▶ _TASK TO CARRY OUT_
Copy out the whole listing exactly as written, leaving the pictures behind.

▶ _INFORMATION SUPPLIED_
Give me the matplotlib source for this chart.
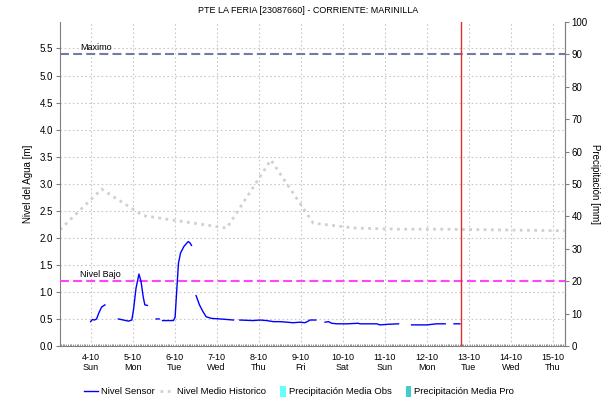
import numpy as np
import matplotlib
matplotlib.use("Agg")
import matplotlib.pyplot as plt
from matplotlib.lines import Line2D
from matplotlib.patches import Patch, Rectangle
from matplotlib.legend_handler import HandlerPatch
from matplotlib.ticker import MultipleLocator, FormatStrFormatter

plt.rcParams["font.family"] = ["Liberation Sans", "DejaVu Sans"]

nan = np.nan

# x values are days of October 2020 (4.0 = 4-10 00:00)
day_ticks = [4, 5, 6, 7, 8, 9, 10, 11, 12, 13, 14, 15]
weekdays = ["Sun", "Mon", "Tue", "Wed", "Thu", "Fri", "Sat", "Sun", "Mon", "Tue", "Wed", "Thu"]

sensor_day = [4.00, 4.04, 4.09, 4.14, 4.20, 4.26, 4.34, nan,
              4.66, 4.78, 4.90, 4.98, 5.02, 5.08, 5.15, 5.20, 5.25, 5.29, 5.35, nan,
              5.56, 5.63, nan,
              5.71, 5.81, 5.97, 6.01, 6.05, 6.09, 6.14, 6.22, 6.32, 6.36, 6.40, nan,
              6.51, 6.59, 6.67, 6.75, 6.88, 7.08, 7.40, nan,
              7.55, 7.87, 8.03, 8.19, 8.35, 8.51, 8.67, 8.82, 8.98, 9.10, 9.18, 9.22, 9.36, nan,
              9.58, 9.66, 9.74, 9.86, 10.10, 10.37, 10.41, 10.81, 10.89, 11.05, 11.33, nan,
              11.64, 12.00, 12.24, 12.44, nan,
              12.65, 12.79]
sensor_level = [0.45, 0.49, 0.48, 0.50, 0.62, 0.72, 0.76, nan,
                0.50, 0.48, 0.46, 0.48, 0.67, 1.07, 1.33, 1.19, 0.91, 0.76, 0.75, nan,
                0.50, 0.50, nan,
                0.47, 0.47, 0.47, 0.53, 1.04, 1.53, 1.72, 1.84, 1.93, 1.91, 1.86, nan,
                0.93, 0.76, 0.64, 0.54, 0.51, 0.50, 0.48, nan,
                0.48, 0.47, 0.48, 0.47, 0.45, 0.45, 0.44, 0.43, 0.44, 0.43, 0.46, 0.48, 0.48, nan,
                0.44, 0.45, 0.42, 0.41, 0.41, 0.42, 0.41, 0.41, 0.39, 0.40, 0.41, nan,
                0.39, 0.39, 0.41, 0.41, nan,
                0.41, 0.41]

hist_day = [3.27, 4.26, 5.25, 7.24, 8.29, 9.30, 10.30, 11.30, 12.30, 13.30, 14.30, 15.28]
hist_level = [2.15, 2.90, 2.41, 2.18, 3.44, 2.27, 2.18, 2.16, 2.16, 2.15, 2.14, 2.13]

nivel_maximo = 5.4
nivel_bajo = 1.2
now_day = 12.82

GRID = "#c8c8c8"
SPINE = "#808080"


def narrow_box(legend, orig_handle, xdescent, ydescent, width, height, fontsize):
    # precipitation legend keys are thin upright boxes sitting just before the text
    return Rectangle((width - 4.0 - xdescent, -ydescent - 1.0), 4.0, height + 2.0)


fig = plt.figure(figsize=(6.16, 4.05), dpi=100)
ax = fig.add_axes([0.0974, 0.1457, 0.819, 0.80])

ax.plot(hist_day, hist_level, color="#d0d0d0", lw=2.0, ls=(0, (1, 1.6)), zorder=2)
ax.plot(sensor_day, sensor_level, color="#0000ff", lw=1.0, zorder=4)

ax.axhline(nivel_maximo, color="#6e7ca6", lw=1.5, ls=(0, (4.3, 2)), zorder=3)
ax.axhline(nivel_bajo, color="#ff44ff", lw=1.5, ls=(0, (4.3, 2)), zorder=3)
ax.text(3.75, nivel_maximo + 0.03, "Maximo", fontsize=6.5, va="bottom", ha="left")
ax.text(3.75, nivel_bajo + 0.03, "Nivel Bajo", fontsize=6.5, va="bottom", ha="left")
ax.axvline(now_day, color="#e03030", lw=1.0, zorder=5)

ax.set_xlim(3.27, 15.28)
ax.set_ylim(0, 5.99)
ax.set_xticks(day_ticks)
ax.set_xticklabels([f"{d}-10\n{w}" for d, w in zip(day_ticks, weekdays)], fontsize=6.5)
ax.xaxis.set_minor_locator(MultipleLocator(1 / 24))
ax.yaxis.set_major_locator(MultipleLocator(0.5))
ax.yaxis.set_major_formatter(FormatStrFormatter("%.1f"))
ax.tick_params(axis="y", labelsize=7, length=3, color=SPINE, pad=2)
ax.tick_params(axis="x", which="major", length=0, pad=5)
ax.tick_params(axis="x", which="minor", length=1.5, color=SPINE, direction="in")
ax.grid(True, which="major", color=GRID, ls=(0, (1.5, 2.2)), lw=0.8)
ax.spines["top"].set_visible(False)
for s in ("left", "bottom", "right"):
    ax.spines[s].set_color(SPINE)
ax.set_ylabel("Nivel del Agua [m]", fontsize=7, labelpad=5)

ax2 = ax.twinx()
ax2.set_ylim(0, 100)
ax2.yaxis.set_major_locator(MultipleLocator(10))
ax2.tick_params(axis="y", labelsize=7, length=3, color=SPINE, pad=2)
ax2.spines["top"].set_visible(False)
ax2.spines["right"].set_color(SPINE)
ax2.spines["left"].set_visible(False)
ax2.spines["bottom"].set_visible(False)
ax2.set_ylabel("Precipitación [mm]", fontsize=7, rotation=270, labelpad=9)

fig.suptitle("PTE LA FERIA [23087660] - CORRIENTE: MARINILLA", fontsize=6.5, y=0.985, x=0.5)

handles = [
    Line2D([], [], color="#0000ff", lw=1.0),
    Line2D([], [], color="#d0d0d0", lw=2.0, ls=(0, (1, 1.6))),
    Patch(facecolor="#66ffff", edgecolor="none"),
    Patch(facecolor="#44cccc", edgecolor="none"),
]
labels = ["Nivel Sensor", "Nivel Medio Historico", "Precipitación Media Obs", "Precipitación Media Pro"]
fig.legend(handles, labels, loc="lower center", bbox_to_anchor=(0.485, 0.0), ncol=4,
           frameon=False, fontsize=6.8, handlelength=1.5, handletextpad=0.3,
           columnspacing=0.6, handleheight=0.9,
           handler_map={Patch: HandlerPatch(patch_func=narrow_box)})

fig.savefig("out.png", dpi=100)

▶ _SOLUTION_
Give me the matplotlib source for this chart.
import numpy as np
import matplotlib
matplotlib.use("Agg")
import matplotlib.pyplot as plt
from matplotlib.lines import Line2D
from matplotlib.patches import Patch, Rectangle
from matplotlib.legend_handler import HandlerPatch
from matplotlib.ticker import MultipleLocator, FormatStrFormatter

plt.rcParams["font.family"] = ["Liberation Sans", "DejaVu Sans"]

nan = np.nan

# x values are days of October 2020 (4.0 = 4-10 00:00)
day_ticks = [4, 5, 6, 7, 8, 9, 10, 11, 12, 13, 14, 15]
weekdays = ["Sun", "Mon", "Tue", "Wed", "Thu", "Fri", "Sat", "Sun", "Mon", "Tue", "Wed", "Thu"]

sensor_day = [4.00, 4.04, 4.09, 4.14, 4.20, 4.26, 4.34, nan,
              4.66, 4.78, 4.90, 4.98, 5.02, 5.08, 5.15, 5.20, 5.25, 5.29, 5.35, nan,
              5.56, 5.63, nan,
              5.71, 5.81, 5.97, 6.01, 6.05, 6.09, 6.14, 6.22, 6.32, 6.36, 6.40, nan,
              6.51, 6.59, 6.67, 6.75, 6.88, 7.08, 7.40, nan,
              7.55, 7.87, 8.03, 8.19, 8.35, 8.51, 8.67, 8.82, 8.98, 9.10, 9.18, 9.22, 9.36, nan,
              9.58, 9.66, 9.74, 9.86, 10.10, 10.37, 10.41, 10.81, 10.89, 11.05, 11.33, nan,
              11.64, 12.00, 12.24, 12.44, nan,
              12.65, 12.79]
sensor_level = [0.45, 0.49, 0.48, 0.50, 0.62, 0.72, 0.76, nan,
                0.50, 0.48, 0.46, 0.48, 0.67, 1.07, 1.33, 1.19, 0.91, 0.76, 0.75, nan,
                0.50, 0.50, nan,
                0.47, 0.47, 0.47, 0.53, 1.04, 1.53, 1.72, 1.84, 1.93, 1.91, 1.86, nan,
                0.93, 0.76, 0.64, 0.54, 0.51, 0.50, 0.48, nan,
                0.48, 0.47, 0.48, 0.47, 0.45, 0.45, 0.44, 0.43, 0.44, 0.43, 0.46, 0.48, 0.48, nan,
                0.44, 0.45, 0.42, 0.41, 0.41, 0.42, 0.41, 0.41, 0.39, 0.40, 0.41, nan,
                0.39, 0.39, 0.41, 0.41, nan,
                0.41, 0.41]

hist_day = [3.27, 4.26, 5.25, 7.24, 8.29, 9.30, 10.30, 11.30, 12.30, 13.30, 14.30, 15.28]
hist_level = [2.15, 2.90, 2.41, 2.18, 3.44, 2.27, 2.18, 2.16, 2.16, 2.15, 2.14, 2.13]

nivel_maximo = 5.4
nivel_bajo = 1.2
now_day = 12.82

GRID = "#c8c8c8"
SPINE = "#808080"


def narrow_box(legend, orig_handle, xdescent, ydescent, width, height, fontsize):
    # precipitation legend keys are thin upright boxes sitting just before the text
    return Rectangle((width - 4.0 - xdescent, -ydescent - 1.0), 4.0, height + 2.0)


fig = plt.figure(figsize=(6.16, 4.05), dpi=100)
ax = fig.add_axes([0.0974, 0.1457, 0.819, 0.80])

ax.plot(hist_day, hist_level, color="#d0d0d0", lw=2.0, ls=(0, (1, 1.6)), zorder=2)
ax.plot(sensor_day, sensor_level, color="#0000ff", lw=1.0, zorder=4)

ax.axhline(nivel_maximo, color="#6e7ca6", lw=1.5, ls=(0, (4.3, 2)), zorder=3)
ax.axhline(nivel_bajo, color="#ff44ff", lw=1.5, ls=(0, (4.3, 2)), zorder=3)
ax.text(3.75, nivel_maximo + 0.03, "Maximo", fontsize=6.5, va="bottom", ha="left")
ax.text(3.75, nivel_bajo + 0.03, "Nivel Bajo", fontsize=6.5, va="bottom", ha="left")
ax.axvline(now_day, color="#e03030", lw=1.0, zorder=5)

ax.set_xlim(3.27, 15.28)
ax.set_ylim(0, 5.99)
ax.set_xticks(day_ticks)
ax.set_xticklabels([f"{d}-10\n{w}" for d, w in zip(day_ticks, weekdays)], fontsize=6.5)
ax.xaxis.set_minor_locator(MultipleLocator(1 / 24))
ax.yaxis.set_major_locator(MultipleLocator(0.5))
ax.yaxis.set_major_formatter(FormatStrFormatter("%.1f"))
ax.tick_params(axis="y", labelsize=7, length=3, color=SPINE, pad=2)
ax.tick_params(axis="x", which="major", length=0, pad=5)
ax.tick_params(axis="x", which="minor", length=1.5, color=SPINE, direction="in")
ax.grid(True, which="major", color=GRID, ls=(0, (1.5, 2.2)), lw=0.8)
ax.spines["top"].set_visible(False)
for s in ("left", "bottom", "right"):
    ax.spines[s].set_color(SPINE)
ax.set_ylabel("Nivel del Agua [m]", fontsize=7, labelpad=5)

ax2 = ax.twinx()
ax2.set_ylim(0, 100)
ax2.yaxis.set_major_locator(MultipleLocator(10))
ax2.tick_params(axis="y", labelsize=7, length=3, color=SPINE, pad=2)
ax2.spines["top"].set_visible(False)
ax2.spines["right"].set_color(SPINE)
ax2.spines["left"].set_visible(False)
ax2.spines["bottom"].set_visible(False)
ax2.set_ylabel("Precipitación [mm]", fontsize=7, rotation=270, labelpad=9)

fig.suptitle("PTE LA FERIA [23087660] - CORRIENTE: MARINILLA", fontsize=6.5, y=0.985, x=0.5)

handles = [
    Line2D([], [], color="#0000ff", lw=1.0),
    Line2D([], [], color="#d0d0d0", lw=2.0, ls=(0, (1, 1.6))),
    Patch(facecolor="#66ffff", edgecolor="none"),
    Patch(facecolor="#44cccc", edgecolor="none"),
]
labels = ["Nivel Sensor", "Nivel Medio Historico", "Precipitación Media Obs", "Precipitación Media Pro"]
fig.legend(handles, labels, loc="lower center", bbox_to_anchor=(0.485, 0.0), ncol=4,
           frameon=False, fontsize=6.8, handlelength=1.5, handletextpad=0.3,
           columnspacing=0.6, handleheight=0.9,
           handler_map={Patch: HandlerPatch(patch_func=narrow_box)})

fig.savefig("out.png", dpi=100)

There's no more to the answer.